State ID requirements in 12 districts across 10 counties, counter to Constitution, are especially disturbing in current climate
The ACLU of New Jersey filed suit against 12 school districts throughout New Jersey, spanning from Camden County in the south to Sussex County at the state’s northern edge. The school districts, scattered throughout 10 counties, all require forms of state-issued identification that require Social Security numbers or valid immigration status as a condition for students to enroll in school, a requirement that New Jersey law clearly forbids.
The exclusionary policies are particularly disturbing in light of the climate of fear in immigrant communities, along with the number of schools that appeared on previous ACLU-NJ audits of discriminatory policies.
“New Jersey’s state Constitution calls for free public education, and that applies to every single child – no exceptions,” said ACLU-NJ Staff Attorney Elyla Huertas, who filed the lawsuits. “In a state where one in five residents is foreign-born, at a time when our president has made the exclusion of immigrants a key part of his policy agenda, it’s more important than ever for every school district in New Jersey to meet its obligations, both to New Jersey’s families and to the Constitution.”

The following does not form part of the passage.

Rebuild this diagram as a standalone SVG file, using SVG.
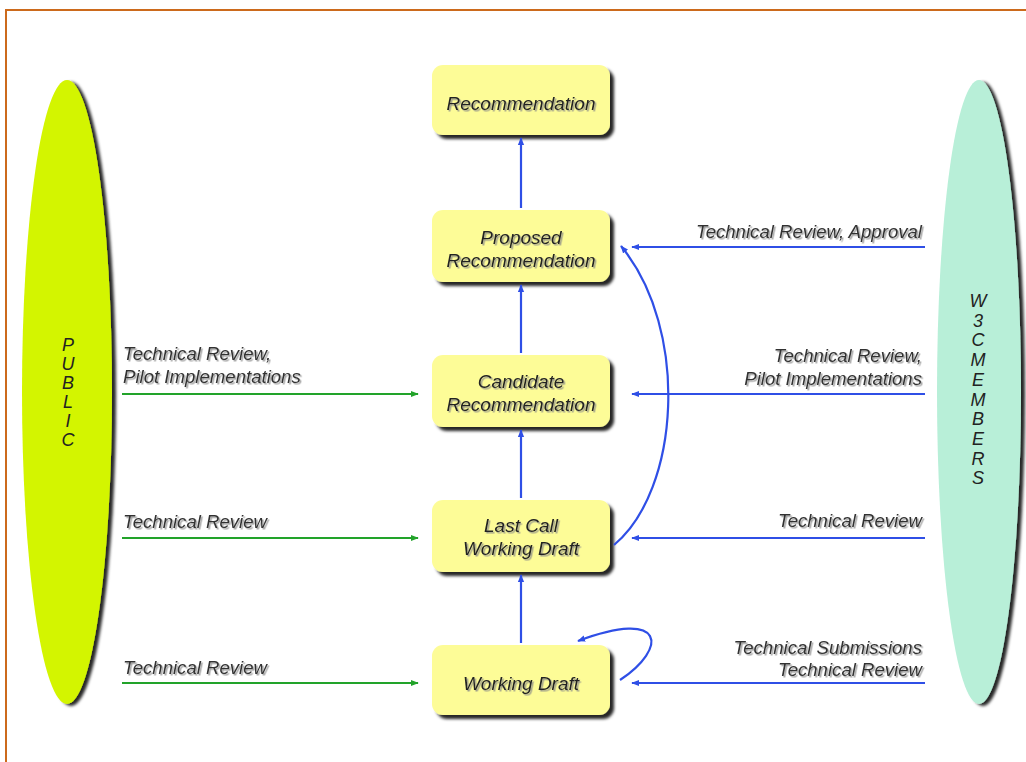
<svg xmlns="http://www.w3.org/2000/svg" width="1026" height="762" viewBox="0 0 1026 762">
<defs>
<filter id="boxsh" x="-10%" y="-10%" width="130%" height="140%"><feDropShadow dx="4" dy="4" stdDeviation="1.5" flood-color="#000" flood-opacity="0.85"/></filter>
<filter id="elsh" x="-20%" y="-5%" width="150%" height="110%"><feDropShadow dx="4" dy="2" stdDeviation="1.5" flood-color="#000" flood-opacity="0.85"/></filter>
<filter id="txsh" x="-5%" y="-20%" width="115%" height="150%"><feDropShadow dx="1.5" dy="1.5" stdDeviation="0.6" flood-color="#888" flood-opacity="0.8"/></filter>
<marker id="ab" viewBox="0 0 10 10" refX="9" refY="5" markerWidth="8" markerHeight="8" orient="auto" markerUnits="userSpaceOnUse"><path d="M0,1 L10,5 L0,9 z" fill="#2f4fe6"/></marker>
<marker id="ag" viewBox="0 0 10 10" refX="9" refY="5" markerWidth="8" markerHeight="8" orient="auto" markerUnits="userSpaceOnUse"><path d="M0,1 L10,5 L0,9 z" fill="#22a32a"/></marker>
</defs>
<style>
.box{fill:#fdfc97;filter:url(#boxsh)}
.bt{font-family:"Liberation Sans",Arial,sans-serif;font-style:italic;font-size:19px;fill:#222;text-anchor:middle;filter:url(#txsh)}
.lb{font-family:"Liberation Sans",Arial,sans-serif;font-style:italic;font-size:18.6px;fill:#333;filter:url(#txsh)}
.vt{font-family:"Liberation Sans",Arial,sans-serif;font-style:italic;font-size:18px;fill:#222;text-anchor:middle}
.bl{stroke:#2f4fe6;stroke-width:2.2;fill:none}
.gr{stroke:#22a32a;stroke-width:2.2;fill:none}
</style>
<rect x="0" y="0" width="1026" height="762" fill="#fff"/>
<rect x="6" y="10" width="1030" height="760" fill="none" stroke="#cc6a1c" stroke-width="2"/>

<g id="public">
<ellipse cx="67" cy="392" rx="45" ry="312" fill="#d3f500" filter="url(#elsh)"/>
<text class="vt"><tspan x="68" y="351">P</tspan><tspan x="68" y="370">U</tspan><tspan x="68" y="389">B</tspan><tspan x="68" y="408">L</tspan><tspan x="68" y="427">I</tspan><tspan x="68" y="446">C</tspan></text>
</g>
<g id="members">
<ellipse cx="979" cy="392" rx="42" ry="312" fill="#b8efd8" filter="url(#elsh)"/>
<text class="vt"><tspan x="978" y="307">W</tspan><tspan x="978" y="327">3</tspan><tspan x="978" y="346">C</tspan><tspan x="978" y="366">M</tspan><tspan x="978" y="386">E</tspan><tspan x="978" y="406">M</tspan><tspan x="978" y="425">B</tspan><tspan x="978" y="445">E</tspan><tspan x="978" y="465">R</tspan><tspan x="978" y="484">S</tspan></text>
</g>

<g id="rec"><rect class="box" x="432" y="65" width="178" height="70" rx="11"/><text class="bt" x="521" y="110">Recommendation</text></g>
<g id="pr"><rect class="box" x="432" y="210" width="178" height="72" rx="11"/><text class="bt" x="521" y="244">Proposed</text><text class="bt" x="521" y="267">Recommendation</text></g>
<g id="cr"><rect class="box" x="432" y="355" width="178" height="72" rx="11"/><text class="bt" x="521" y="388">Candidate</text><text class="bt" x="521" y="411">Recommendation</text></g>
<g id="lc"><rect class="box" x="432" y="500" width="178" height="72" rx="11"/><text class="bt" x="521" y="532">Last Call</text><text class="bt" x="521" y="555">Working Draft</text></g>
<g id="wd"><rect class="box" x="432" y="645" width="178" height="70" rx="11"/><text class="bt" x="521" y="690">Working Draft</text></g>

<g id="connectors">
<line class="bl" x1="521" y1="208" x2="521" y2="138" marker-end="url(#ab)"/>
<line class="bl" x1="521" y1="353" x2="521" y2="285" marker-end="url(#ab)"/>
<line class="bl" x1="521" y1="498" x2="521" y2="430" marker-end="url(#ab)"/>
<line class="bl" x1="521" y1="643" x2="521" y2="575" marker-end="url(#ab)"/>
<path class="bl" d="M614 545 C680 490 690 330 621 246" marker-end="url(#ab)"/>
<path class="bl" d="M620 680 C668 648 666 608 578 641" marker-end="url(#ab)"/>
<line class="bl" x1="925" y1="247" x2="632" y2="247" marker-end="url(#ab)"/>
<line class="bl" x1="925" y1="394" x2="632" y2="394" marker-end="url(#ab)"/>
<line class="bl" x1="925" y1="538" x2="632" y2="538" marker-end="url(#ab)"/>
<line class="bl" x1="925" y1="683" x2="632" y2="683" marker-end="url(#ab)"/>
<line class="gr" x1="122" y1="394" x2="418" y2="394" marker-end="url(#ag)"/>
<line class="gr" x1="122" y1="538" x2="418" y2="538" marker-end="url(#ag)"/>
<line class="gr" x1="122" y1="683" x2="418" y2="683" marker-end="url(#ag)"/>
</g>

<g id="labels">
<text class="lb" x="922" y="238" text-anchor="end">Technical Review, Approval</text>
<text class="lb" x="922" y="362" text-anchor="end">Technical Review,</text>
<text class="lb" x="922" y="385" text-anchor="end">Pilot Implementations</text>
<text class="lb" x="922" y="527" text-anchor="end">Technical Review</text>
<text class="lb" x="922" y="654" text-anchor="end">Technical Submissions</text>
<text class="lb" x="922" y="676" text-anchor="end">Technical Review</text>
<text class="lb" x="123" y="360">Technical Review,</text>
<text class="lb" x="123" y="383">Pilot Implementations</text>
<text class="lb" x="123" y="528">Technical Review</text>
<text class="lb" x="123" y="674">Technical Review</text>
</g>
</svg>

The 12 districts, which include one charter school district, asked for state-issued identification that can only be obtained by someone with citizenship or a Social Security number:
- Northern Valley Regional High School District (Bergen County)
- Bellmawr School District (Camden County)

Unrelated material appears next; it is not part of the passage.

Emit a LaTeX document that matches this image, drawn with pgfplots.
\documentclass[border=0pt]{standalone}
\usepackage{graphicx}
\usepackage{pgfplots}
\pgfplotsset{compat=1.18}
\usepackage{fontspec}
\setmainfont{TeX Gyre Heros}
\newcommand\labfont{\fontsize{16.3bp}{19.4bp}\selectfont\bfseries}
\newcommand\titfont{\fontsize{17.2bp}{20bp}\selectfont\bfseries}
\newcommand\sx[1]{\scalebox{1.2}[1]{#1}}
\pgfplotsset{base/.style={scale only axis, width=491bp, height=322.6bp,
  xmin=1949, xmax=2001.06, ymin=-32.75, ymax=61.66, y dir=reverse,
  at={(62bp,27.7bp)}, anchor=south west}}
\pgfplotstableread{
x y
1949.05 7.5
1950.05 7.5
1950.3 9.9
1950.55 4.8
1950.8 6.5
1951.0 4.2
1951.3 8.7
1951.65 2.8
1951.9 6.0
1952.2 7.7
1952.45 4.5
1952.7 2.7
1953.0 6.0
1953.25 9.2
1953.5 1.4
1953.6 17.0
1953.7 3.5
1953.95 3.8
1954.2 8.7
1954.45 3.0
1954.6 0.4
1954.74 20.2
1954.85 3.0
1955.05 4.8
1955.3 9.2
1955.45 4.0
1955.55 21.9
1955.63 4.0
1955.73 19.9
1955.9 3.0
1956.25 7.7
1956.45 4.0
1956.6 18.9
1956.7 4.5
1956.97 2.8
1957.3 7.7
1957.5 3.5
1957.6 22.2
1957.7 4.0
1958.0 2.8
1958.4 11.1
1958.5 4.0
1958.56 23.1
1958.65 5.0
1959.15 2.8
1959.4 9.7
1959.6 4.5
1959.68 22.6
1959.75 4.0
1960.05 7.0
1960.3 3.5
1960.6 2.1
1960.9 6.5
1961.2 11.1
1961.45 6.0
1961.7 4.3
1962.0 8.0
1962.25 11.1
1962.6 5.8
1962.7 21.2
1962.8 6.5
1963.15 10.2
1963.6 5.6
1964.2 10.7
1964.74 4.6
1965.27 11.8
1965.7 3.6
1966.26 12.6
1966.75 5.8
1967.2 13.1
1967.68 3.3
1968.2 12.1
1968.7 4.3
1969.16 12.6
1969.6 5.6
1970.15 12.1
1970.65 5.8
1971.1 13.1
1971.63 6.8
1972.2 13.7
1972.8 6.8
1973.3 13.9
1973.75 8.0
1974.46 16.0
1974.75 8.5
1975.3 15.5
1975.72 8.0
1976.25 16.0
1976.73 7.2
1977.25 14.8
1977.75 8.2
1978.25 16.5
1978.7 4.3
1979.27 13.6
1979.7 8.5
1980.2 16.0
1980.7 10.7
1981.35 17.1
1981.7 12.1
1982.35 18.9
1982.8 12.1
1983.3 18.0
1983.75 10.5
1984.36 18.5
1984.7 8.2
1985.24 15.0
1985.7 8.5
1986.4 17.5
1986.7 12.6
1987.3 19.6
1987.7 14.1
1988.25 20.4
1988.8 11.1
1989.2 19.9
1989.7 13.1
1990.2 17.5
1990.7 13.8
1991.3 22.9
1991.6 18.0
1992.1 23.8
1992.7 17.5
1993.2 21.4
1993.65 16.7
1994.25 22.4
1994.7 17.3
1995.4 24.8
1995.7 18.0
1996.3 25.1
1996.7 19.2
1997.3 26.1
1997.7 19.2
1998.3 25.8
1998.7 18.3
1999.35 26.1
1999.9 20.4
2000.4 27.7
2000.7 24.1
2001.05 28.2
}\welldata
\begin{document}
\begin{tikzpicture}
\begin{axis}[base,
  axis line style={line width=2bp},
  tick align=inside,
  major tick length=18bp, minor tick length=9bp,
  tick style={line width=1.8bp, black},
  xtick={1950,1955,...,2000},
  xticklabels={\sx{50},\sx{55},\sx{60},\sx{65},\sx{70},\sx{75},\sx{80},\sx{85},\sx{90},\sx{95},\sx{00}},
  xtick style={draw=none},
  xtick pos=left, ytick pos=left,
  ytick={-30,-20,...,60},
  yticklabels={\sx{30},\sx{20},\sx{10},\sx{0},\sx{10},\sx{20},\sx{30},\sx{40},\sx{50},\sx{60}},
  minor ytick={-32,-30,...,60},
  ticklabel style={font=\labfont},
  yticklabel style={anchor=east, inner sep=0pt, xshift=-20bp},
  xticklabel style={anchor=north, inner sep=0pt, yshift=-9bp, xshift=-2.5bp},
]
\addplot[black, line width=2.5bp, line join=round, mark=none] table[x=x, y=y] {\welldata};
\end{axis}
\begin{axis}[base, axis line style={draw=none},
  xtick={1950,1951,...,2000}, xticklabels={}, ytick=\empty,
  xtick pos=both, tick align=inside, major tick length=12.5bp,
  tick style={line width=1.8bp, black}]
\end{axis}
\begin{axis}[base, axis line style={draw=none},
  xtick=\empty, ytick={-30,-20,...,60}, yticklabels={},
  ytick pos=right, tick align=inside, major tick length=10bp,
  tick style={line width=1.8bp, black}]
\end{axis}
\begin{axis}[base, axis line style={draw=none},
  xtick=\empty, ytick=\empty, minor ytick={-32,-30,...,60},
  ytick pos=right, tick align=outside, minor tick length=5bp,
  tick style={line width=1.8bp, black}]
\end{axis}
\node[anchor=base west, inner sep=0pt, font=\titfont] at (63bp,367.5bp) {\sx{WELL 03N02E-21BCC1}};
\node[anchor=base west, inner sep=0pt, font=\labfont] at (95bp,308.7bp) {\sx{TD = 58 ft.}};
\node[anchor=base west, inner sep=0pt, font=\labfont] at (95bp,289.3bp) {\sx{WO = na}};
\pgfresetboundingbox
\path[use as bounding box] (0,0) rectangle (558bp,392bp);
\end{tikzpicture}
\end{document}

- Sterling Regional High School District (Camden County)
- Winslow Township School District (Camden County)
- East Orange Community Charter School (Essex County)

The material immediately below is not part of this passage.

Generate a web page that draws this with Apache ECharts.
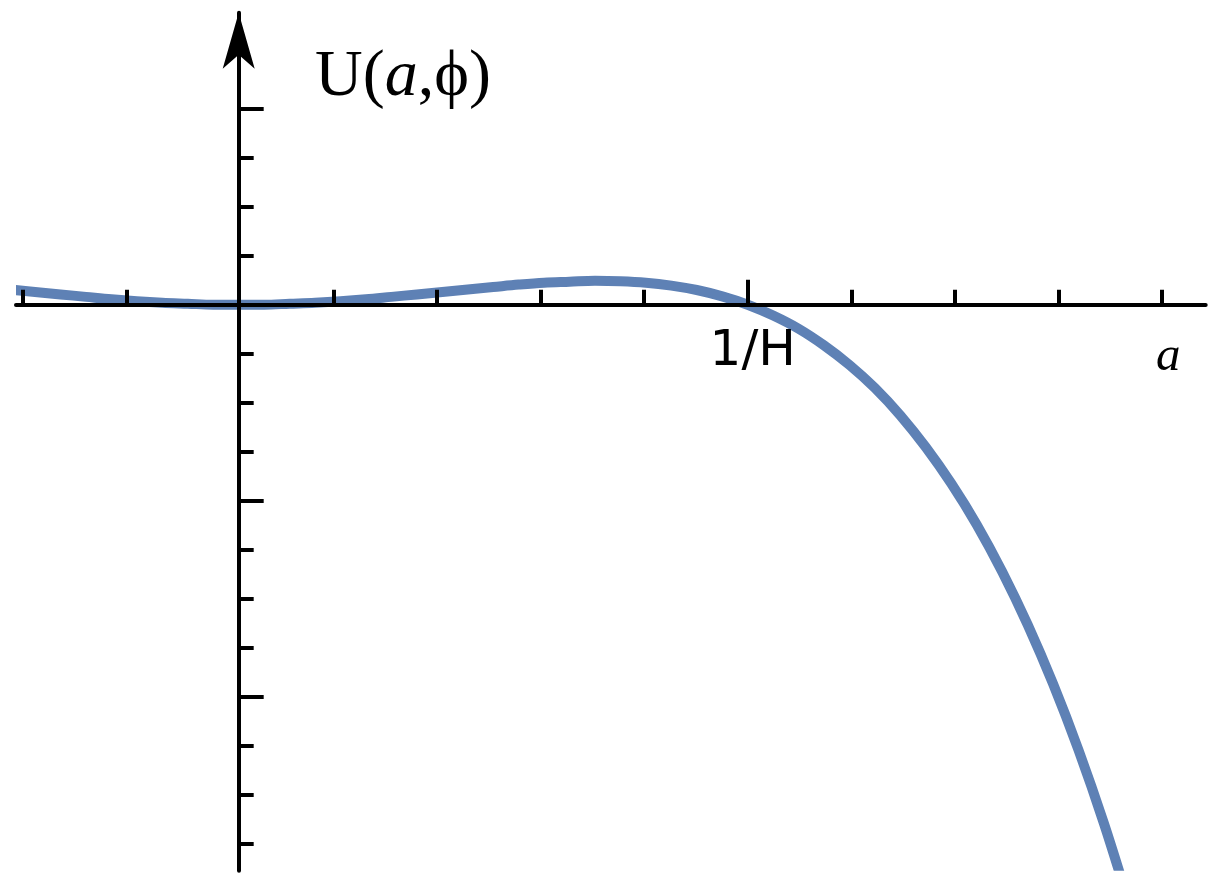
<!DOCTYPE html>
<html>
<head>
<meta charset="utf-8">
<script src="https://cdn.jsdelivr.net/npm/echarts@6/dist/echarts.min.js"></script>
<style>
html,body{margin:0;padding:0;background:#fff;}
#chart{width:1224px;height:887px;}
</style>
</head>
<body>
<div id="chart"></div>
<script>
// a in units of 1/H
const aValues = [-0.45,-0.40,-0.35,-0.30,-0.25,-0.20,-0.15,-0.10,-0.05,0.00,
  0.05,0.10,0.15,0.20,0.25,0.30,0.35,0.40,0.45,0.50,
  0.55,0.60,0.65,0.70,0.75,0.80,0.85,0.90,0.95,1.00,
  1.05,1.10,1.15,1.20,1.25,1.30,1.35,1.40,1.45,1.50,
  1.55,1.60,1.65,1.70,1.75];
// U(a,phi) in units of one y tick step
const uValues = [0.31,0.26,0.21,0.16,0.11,0.07,0.04,0.02,0.00,0.00,
  0.00,0.02,0.04,0.07,0.11,0.16,0.21,0.26,0.31,0.36,
  0.41,0.45,0.47,0.49,0.48,0.45,0.39,0.30,0.17,0.00,
  -0.22,-0.49,-0.83,-1.23,-1.70,-2.26,-2.91,-3.65,-4.49,-5.45,
  -6.53,-7.74,-9.09,-10.59,-12.25];

const xRange = [-0.4375, 1.8998];
const yRange = [-11.551, 5.959];
const xMinorTicks = [-0.4244,-0.2209,0.1861,0.3896,0.5930,0.7965,1,1.2035,1.4070,1.6104,1.8139];
const xMajorTicks = [1];
const xTickLabels = ['1/H'];
const yMinorTicks = [-11,-10,-9,-8,-7,-6,-5,-4,-3,-2,-1,1,2,3,4];
const yMajorTicks = [-8,-4,4];
const yAxisTitle = ['U(', 'a', ',ϕ)'];
const xAxisTitle = 'a';

const seriesData = aValues.map((a, i) => [a, uValues[i]]);

const plot = {left: 16, top: 12.7, right: 1205.7, bottom: 870.7};
const lineW = 10;
const pxPerX = (plot.right - plot.left) / (xRange[1] - xRange[0]);
const pxPerY = (plot.bottom - plot.top) / (yRange[1] - yRange[0]);
const inset = lineW / 2;
// inner grid for the curve so that ECharts' clip (grid + lineWidth/2) matches the plot frame
const innerXRange = [xRange[0] + inset / pxPerX, xRange[1] - inset / pxPerX];
const innerYRange = [yRange[0] + inset / pxPerY, yRange[1] - inset / pxPerY];

function gridOf(b) {
  return {left: b.left, top: b.top, width: b.right - b.left, height: b.bottom - b.top, containLabel: false, outerBoundsMode: 'none'};
}
const black = '#000';

const chart = echarts.init(document.getElementById('chart'), null, {renderer: 'canvas'});
chart.setOption({
  animation: false,
  backgroundColor: '#fff',
  grid: [
    gridOf(plot),
    gridOf(plot),
    gridOf({left: plot.left + inset, top: plot.top + inset, right: plot.right - inset, bottom: plot.bottom - inset})
  ],
  xAxis: [
    {
      type: 'value', gridIndex: 0, min: xRange[0], max: xRange[1], z: 5,
      axisLine: {show: true, onZero: true, lineStyle: {color: black, width: 4}},
      axisTick: {show: true, inside: true, length: 15, customValues: xMinorTicks, lineStyle: {color: black, width: 4}},
      axisLabel: {show: false},
      splitLine: {show: false}
    },
    {
      type: 'value', gridIndex: 1, min: xRange[0], max: xRange[1], z: 5,
      axisLine: {show: false, onZero: true},
      axisTick: {show: true, inside: true, length: 25, customValues: xMajorTicks, lineStyle: {color: black, width: 4}},
      axisLabel: {show: false},
      splitLine: {show: false}
    },
    {
      type: 'value', gridIndex: 2, min: innerXRange[0], max: innerXRange[1], show: false
    }
  ],
  yAxis: [
    {
      type: 'value', gridIndex: 0, min: yRange[0], max: yRange[1], z: 5,
      axisLine: {show: true, onZero: true, symbol: ['none', 'arrow'], symbolSize: [24, 56], lineStyle: {color: black, width: 4}},
      axisTick: {show: true, inside: true, length: 15, customValues: yMinorTicks, lineStyle: {color: black, width: 4}},
      axisLabel: {show: false},
      splitLine: {show: false}
    },
    {
      type: 'value', gridIndex: 1, min: yRange[0], max: yRange[1], z: 5,
      axisLine: {show: false, onZero: true},
      axisTick: {show: true, inside: true, length: 25, customValues: yMajorTicks, lineStyle: {color: black, width: 4}},
      axisLabel: {show: false},
      splitLine: {show: false}
    },
    {
      type: 'value', gridIndex: 2, min: innerYRange[0], max: innerYRange[1], show: false
    }
  ],
  graphic: [
    {
      type: 'text', left: 315, top: 44.7, z: 10,
      style: {
        text: '{n|' + yAxisTitle[0] + '}{i|' + yAxisTitle[1] + '}{n|' + yAxisTitle[2] + '}',
        rich: {
          n: {fontFamily: 'Liberation Serif, DejaVu Serif, serif', fontSize: 66, lineHeight: 66, fill: black},
          i: {fontFamily: 'Liberation Serif, DejaVu Serif, serif', fontStyle: 'italic', fontSize: 66, lineHeight: 66, fill: black}
        }
      }
    },
    {
      type: 'text', left: 1156, top: 333, z: 10,
      style: {
        text: xAxisTitle, fill: black,
        fontFamily: 'Liberation Serif, DejaVu Serif, serif', fontStyle: 'italic',
        fontSize: 49, lineHeight: 49
      }
    }
  ],
  series: [
    {
      type: 'line', xAxisIndex: 2, yAxisIndex: 2, z: 2,
      data: seriesData, showSymbol: false, smooth: 0.35,
      clip: true,
      lineStyle: {color: '#5E81B5', width: lineW},
      itemStyle: {color: '#5E81B5'},
      markPoint: {
        silent: true,
        symbol: 'circle', symbolSize: 1,
        itemStyle: {color: 'rgba(0,0,0,0)'},
        label: {
          show: true, position: 'inside', offset: [5, 47],
          formatter: function (p) { return p.name; },
          color: black, fontFamily: 'DejaVu Sans', fontSize: 50
        },
        data: xMajorTicks.map((v, i) => ({name: xTickLabels[i], coord: [v, 0]}))
      }
    }
  ]
});
</script>
</body>
</html>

- West New York School District (Hudson County)
- Sea Girt School District (Monmouth County)
- Harding Township School District (Morris County)
- Watchung Hills Regional High School District (Somerset County)
- Montague School District (Sussex County)
- Cranford School District (Union County)
- Allamuchy School District (Warren County)
State statutes, the New Jersey Constitution, and the U.S. Constitution, through case law settled since 1982, all forbid school districts from denying education to public school students based on their immigration status or the status of their parents.
The ACLU-NJ sued only the 12 districts with the most restrictive policies, but several others impose improper requirements that hinder enrollment by immigrant parents.
“Together, these policies add up to a quiet, daily injustice that allows discrimination to metastasize and that tells families, incorrectly and unconstitutionally, that they can’t access the fundamental rights they’re entitled to,” said ACLU-NJ Executive Director Amol Sinha. “Public schools exist to educate all of a community’s children. The stakes are too high to allow these unlawful and discriminatory policies to continue, especially here, especially now.”
In 2008 and 2014, the ACLU-NJ conducted audits of the state’s 560+ school districts to identify problematic enrollment requirements. Five of the districts sued today also appeared on the 2014 list of offenders, and two of those districts – Watchung and Montague – were identified as having discriminatory policies both in 2008 and in 2014.
Sterling School District, Bellmawr Public Schools, Sea Girt, Watchung Hills, and Montague were on the list in 2014. Northern Valley, Watchung, and Montague were identified has having unconstitutional enrollment policies in 2008.
This is not the first time the ACLU-NJ has been forced to sue districts to ensure that all students who live in the district have access to school, regardless of immigration status. In the last four years, the ACLU-NJ has sued thirteen districts that had policies similar to those challenged today; in each instance the case settled after the district agreed to change its policy.
The ACLU-NJ calls on all of New Jersey’s school districts to remove unlawful barriers from their registration forms, and requests that the state Department of Education devote resources to ensure that school districts follow the constitutional and statutory mandate to educate all children regardless of immigration status.